> _Records to process_
• • • • •

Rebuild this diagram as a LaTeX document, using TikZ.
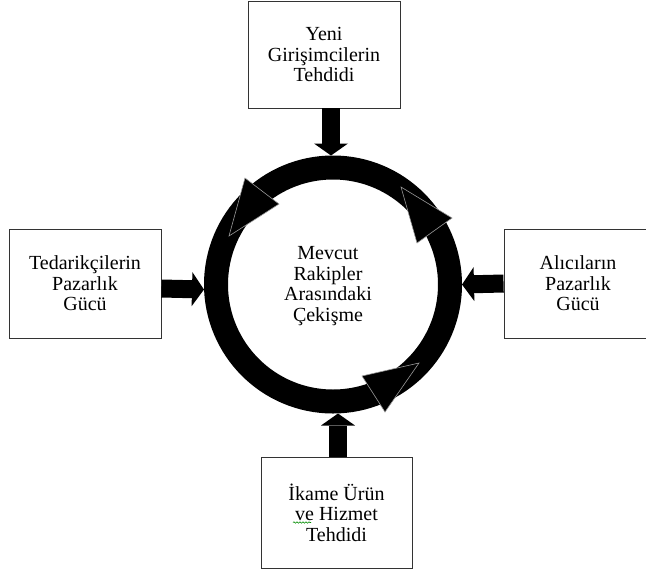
\documentclass[tikz,border=0pt]{standalone}
\usepackage{fontspec}
\setmainfont{Liberation Serif}
\usetikzlibrary{arrows.meta,decorations.pathmorphing}
\begin{document}
\begin{tikzpicture}[x=1pt, y=-1pt,
  main node/.style={rectangle, draw=black!80, line width=0.9pt, align=center, inner sep=0pt},
  force/.style={line width=18pt, -{Triangle[length=12pt, width=34pt, line width=0pt]}},
  turn/.style={fill=black, draw=black!40, line width=0.6pt}]
\tikzstyle{every node}=[font=\fontsize{20}{20.5}\selectfont]

\useasboundingbox (0,0) rectangle (646,574);
\fill[white] (0,0) rectangle (646,574);

  \node[main node, minimum width=152pt, minimum height=107pt] (1) at (324,54.5) {Yeni\\Girişimcilerin\\Tehdidi};
  \node[main node, minimum width=152pt, minimum height=109pt] (2) at (85,283.5) {Tedarikçilerin\\Pazarlık\\Gücü};
  \node[main node, minimum width=148pt, minimum height=109pt] (3) at (578,283.5) {Alıcıların\\Pazarlık\\Gücü};
  \node[main node, minimum width=151pt, minimum height=111pt] (4) at (336.5,512.5) {İkame Ürün\\ve Hizmet\\Tehdidi};

  % the ring and its text
  \node[circle, draw, line width=24pt, minimum size=234pt, inner sep=0pt] (ring) at (333,284.5) {};
  \node[align=center] (0) at (328,286) {Mevcut\\Rakipler\\Arasındaki\\Çekişme};

  \filldraw[turn] (245,178) -- (279,204) -- (229,236) -- cycle;
  \filldraw[turn] (401,187) -- (452,218) -- (417,243) -- cycle;
  \filldraw[turn] (362,376) -- (419,363) -- (385,412) -- cycle;

  \path[force]
    ([xshift=7pt]1.south) edge ([xshift=-2pt]ring.north)
    ([yshift=-5pt]2.east) edge ([yshift=-5pt]ring.west)
    (3.west) edge (ring.east)
    ([xshift=1.5pt]4.north) edge ([xshift=5pt]ring.south);

  % spell check line under "ve"
  \draw[green!55!black, line width=0.6pt, decorate, decoration={snake, amplitude=0.7pt, segment length=3pt}] (293,522.5) -- (311,522.5);

\end{tikzpicture}
\end{document}
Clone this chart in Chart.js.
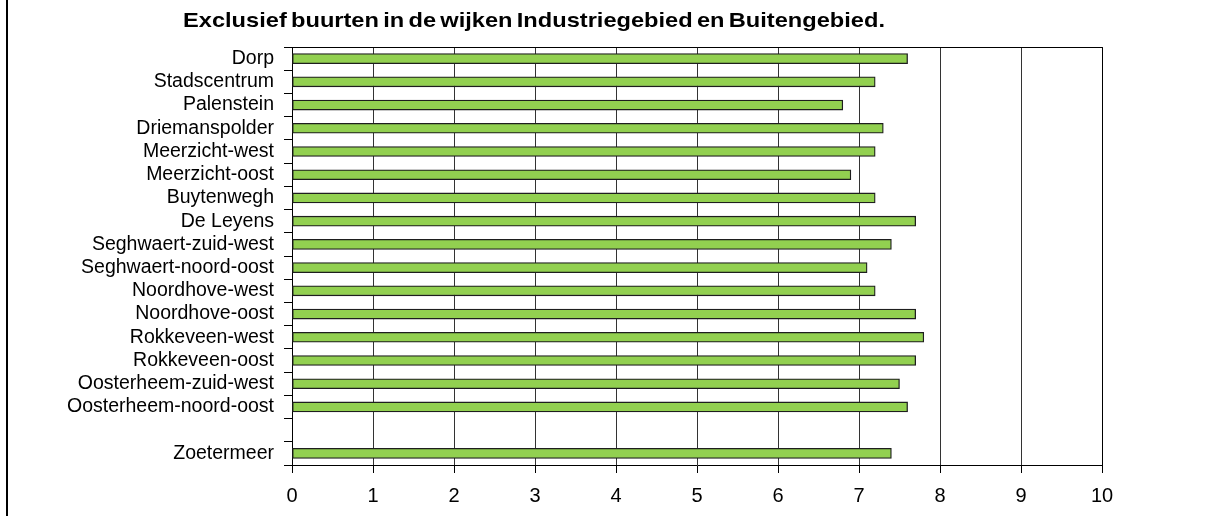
<!DOCTYPE html>
<html>
<head>
<meta charset="utf-8">
<script src="https://cdn.jsdelivr.net/npm/chart.js@4/dist/chart.umd.min.js"></script>
<style>
  html, body { margin: 0; padding: 0; background: #fff; }
  #wrap { position: relative; width: 1205px; height: 516px; overflow: hidden; }
  #frame { position: absolute; left: 6px; top: 0; width: 2px; height: 516px; background: #000; }
  #title { position: absolute; left: 183px; top: 10px; font: bold 20.5px "Liberation Sans", Arial, sans-serif; line-height: 20px; color: #000; white-space: nowrap; transform-origin: 0 0; word-spacing: -2px; }
  canvas { position: absolute; left: 0; top: 0; }
</style>
</head>
<body>
<div id="wrap">
  <canvas id="c" width="1205" height="516"></canvas>
  <div id="frame"></div>
  <div id="title"><span id="tt">Exclusief buurten in de wijken Industriegebied en Buitengebied.</span></div>
</div>
<script>
const categories = [
  'Dorp', 'Stadscentrum', 'Palenstein', 'Driemanspolder', 'Meerzicht-west',
  'Meerzicht-oost', 'Buytenwegh', 'De Leyens', 'Seghwaert-zuid-west',
  'Seghwaert-noord-oost', 'Noordhove-west', 'Noordhove-oost', 'Rokkeveen-west',
  'Rokkeveen-oost', 'Oosterheem-zuid-west', 'Oosterheem-noord-oost', '', 'Zoetermeer'
];
const values = [7.6, 7.2, 6.8, 7.3, 7.2, 6.9, 7.2, 7.7, 7.4, 7.1, 7.2, 7.7, 7.8, 7.7, 7.5, 7.6, null, 7.4];
const xMin = 0;
const xMax = 10;
const xStep = 1;

// fit title width
(function () {
  const tt = document.getElementById('tt');
  const w = tt.getBoundingClientRect().width;
  const target = 702;
  document.getElementById('title').style.transform = 'scaleX(' + (target / w) + ')';
})();

const FONT = '"Liberation Sans", Arial, sans-serif';

const frameLine = {
  id: 'frameLine',
  afterDatasetsDraw(chart) {
    const a = chart.chartArea;
    const ctx = chart.ctx;
    ctx.save();
    ctx.strokeStyle = '#000';
    ctx.lineWidth = 1;
    ctx.beginPath();
    ctx.moveTo(Math.round(a.left) + 0.5, Math.round(a.top) + 0.5);
    ctx.lineTo(Math.round(a.right) + 0.5, Math.round(a.top) + 0.5);
    ctx.lineTo(Math.round(a.right) + 0.5, Math.round(a.bottom) + 0.5);
    ctx.stroke();
    ctx.restore();
  }
};

new Chart(document.getElementById('c'), {
  type: 'bar',
  data: {
    labels: categories,
    datasets: [{
      data: values,
      backgroundColor: '#92D050',
      borderColor: '#1e1e1e',
      borderWidth: 1.3,
      borderSkipped: false,
      barThickness: 10
    }]
  },
  options: {
    indexAxis: 'y',
    responsive: false,
    animation: false,
    devicePixelRatio: 1,
    layout: { padding: { top: 47, right: 103, left: 0, bottom: 0 } },
    plugins: {
      legend: { display: false },
      title: { display: false },
      tooltip: { enabled: false }
    },
    scales: {
      y: {
        type: 'category',
        position: 'left',
        grid: { offset: true, drawOnChartArea: false, color: '#000', tickLength: 8, lineWidth: 1 },
        border: { color: '#000', width: 1 },
        ticks: { color: '#000', font: { size: 19.5, family: FONT }, padding: 10, autoSkip: false },
        afterFit(s) { s.width = 292; }
      },
      x: {
        type: 'linear',
        min: xMin,
        max: xMax,
        position: 'bottom',
        grid: { color: '#333', tickColor: '#000', tickLength: 8, lineWidth: 1 },
        border: { color: '#000', width: 1 },
        ticks: { stepSize: xStep, color: '#000', font: { size: 20, family: FONT }, padding: 11 },
        afterFit(s) { s.height = 51; }
      }
    }
  },
  plugins: [frameLine]
});
</script>
</body>
</html>
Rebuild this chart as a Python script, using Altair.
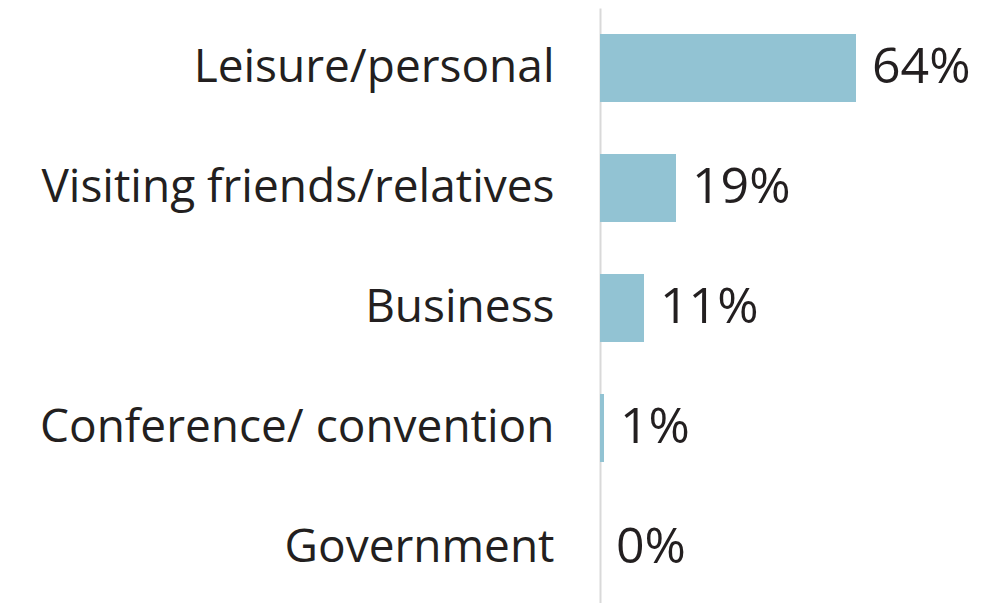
import altair as alt
import pandas as pd

categories = ["Leisure/personal", "Visiting friends/relatives", "Business", "Conference/ convention", "Government"]
values = [64, 19, 11, 1, 0]
labels = ["64%", "19%", "11%", "1%", "0%"]

df = pd.DataFrame({"cat": categories, "val": values, "lab": labels})

FONT = "Open Sans"
TXT = "#231F20"

y = alt.Y("cat:N", sort=categories, title=None,
          scale=alt.Scale(paddingInner=0.433, paddingOuter=0.2165),
          axis=alt.Axis(domainColor="#D9D9D9", domainWidth=2, ticks=False,
                        labelFont=FONT, labelFontSize=46, labelColor=TXT,
                        labelPadding=46, minExtent=592, maxExtent=592,
                        labelLimit=600))
x = alt.X("val:Q", scale=alt.Scale(domain=[0, 95]), axis=None)

bars = alt.Chart(df).mark_bar(color="#92C3D3").encode(x=x, y=y)
text = alt.Chart(df).mark_text(align="left", baseline="middle", dx=16,
                               font=FONT, fontSize=50, color=TXT).encode(
    x=x, y=y, text="lab:N")

chart = (bars + text).properties(
    width=380, height=alt.Step(120), padding=0
).configure_view(stroke=None).configure_axis(grid=False)

chart.save("out.html", embed_options={"renderer": "svg", "actions": False})
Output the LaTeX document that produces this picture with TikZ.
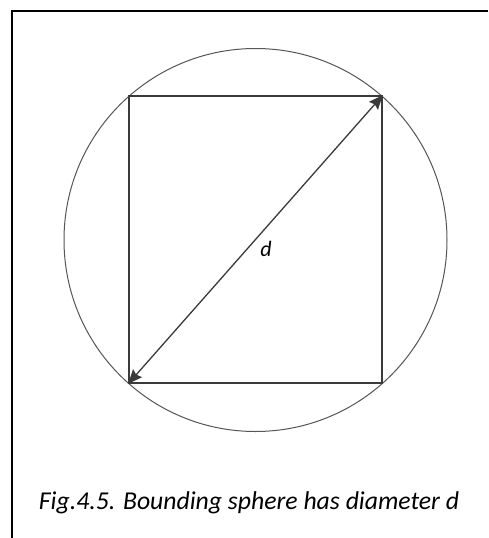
\documentclass[tikz,border=0pt]{standalone}
\usepackage{fontspec}
\setmainfont{Carlito}
\usetikzlibrary{arrows.meta, positioning}
\definecolor{linegray}{HTML}{3A3A3A}
\definecolor{rimgray}{HTML}{555555}
\tikzset{
  frameline/.style={line width=2pt, draw=black},
  cube/.style={draw=linegray, line width=1.4pt, minimum width=253pt,
               minimum height=287pt, inner sep=0pt},
  sphere/.style={circle, draw=rimgray, line width=1pt, minimum size=383pt,
                 inner sep=0pt},
  diam/.style={{Stealth[length=14pt, width=12pt, inset=2pt]}-{Stealth[length=14pt, width=12pt, inset=2pt]},
               line width=1.3pt, draw=linegray},
}

\begin{document}
\begin{tikzpicture}[x=1pt, y=-1pt]
  \useasboundingbox (0,0) rectangle (488,538);
  % page frame
  \draw[frameline] (488,11) -- (12,11) -- (12,538);
  \node[sphere] (ball) at (255.5,240) {};
  \node[cube] (box) at (255.5,239.5) {};
  \draw[diam] (box.south west) -- (box.north east);
  \node[font=\fontsize{22}{26}\selectfont\itshape] (dlbl) at (266,249) {d};
  \node[font=\fontsize{25.7}{31}\selectfont\itshape] (caption) at (249,503)
    {Fig.4.5. Bounding sphere has diameter d};
\end{tikzpicture}
\end{document}
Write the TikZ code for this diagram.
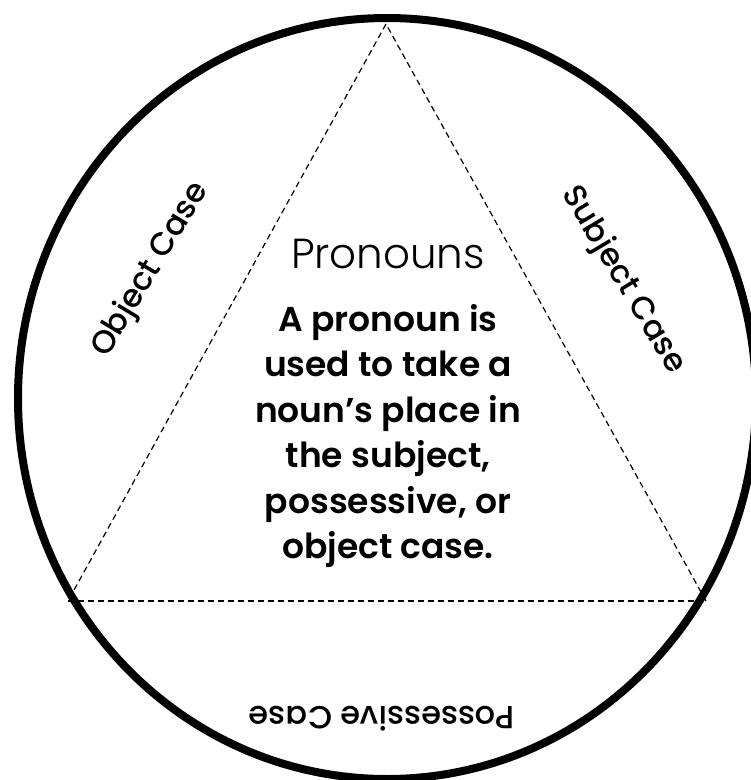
\documentclass[tikz,border=0pt]{standalone}
\usepackage{fontspec}
\setmainfont{Poppins}[BoldFont={Poppins SemiBold}]
\newfontfamily\caseface{Poppins Medium}
\newfontfamily\titleface{Poppins Light}
\usetikzlibrary{positioning}

\begin{document}
\begin{tikzpicture}[x=1pt,y=-1pt,thick]
        \tikzstyle{rim} = [line width=8pt]
        \tikzstyle{fold} = [dashed, line width=1.2pt, dash pattern=on 6pt off 4pt]
        \tikzstyle{case} = [font=\caseface\fontsize{32}{38}\selectfont, text centered]
        \tikzstyle{title} = [font=\titleface\fontsize{42}{48}\selectfont]
        \tikzstyle{body} = [font=\bfseries\fontsize{34.5}{45.5}\selectfont, align=center]

        \useasboundingbox (0,0) rectangle (751,780);
        \clip (0,0) rectangle (751,780);

        % Rim and corners
        \draw[rim] (387,398.5) ellipse [x radius=369, y radius=380.5];
        \coordinate (apex) at (386,24);
        \coordinate (left) at (68,601);
        \coordinate (right) at (706,601);

        % Nodes
        \node[title] (title) at (388,254) {Pronouns};
        \node[body, below=28pt of title] (def) {A pronoun is\\ used to take a\\ noun’s place in\\ the subject,\\ possessive, or\\ object case.};
        \node[case, rotate=59] (obj) at (151,270) {Object Case};
        \node[case, rotate=-59] (subj) at (623,280) {Subject Case};
        \node[case, rotate=180] (poss) at (382,719) {Possessive Case};

        % Edges
        \draw[fold] (apex) -- (left);
        \draw[fold] (left) -- (right);
        \draw[fold] (right) -- (apex);
    \end{tikzpicture}
\end{document}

• • • • •

> _Goal_
Copy out every line where the word "diagram" occurs.

> _Problem solution_
Rebuild this diagram as a LaTeX document, using TikZ.
Write the TikZ code for this diagram.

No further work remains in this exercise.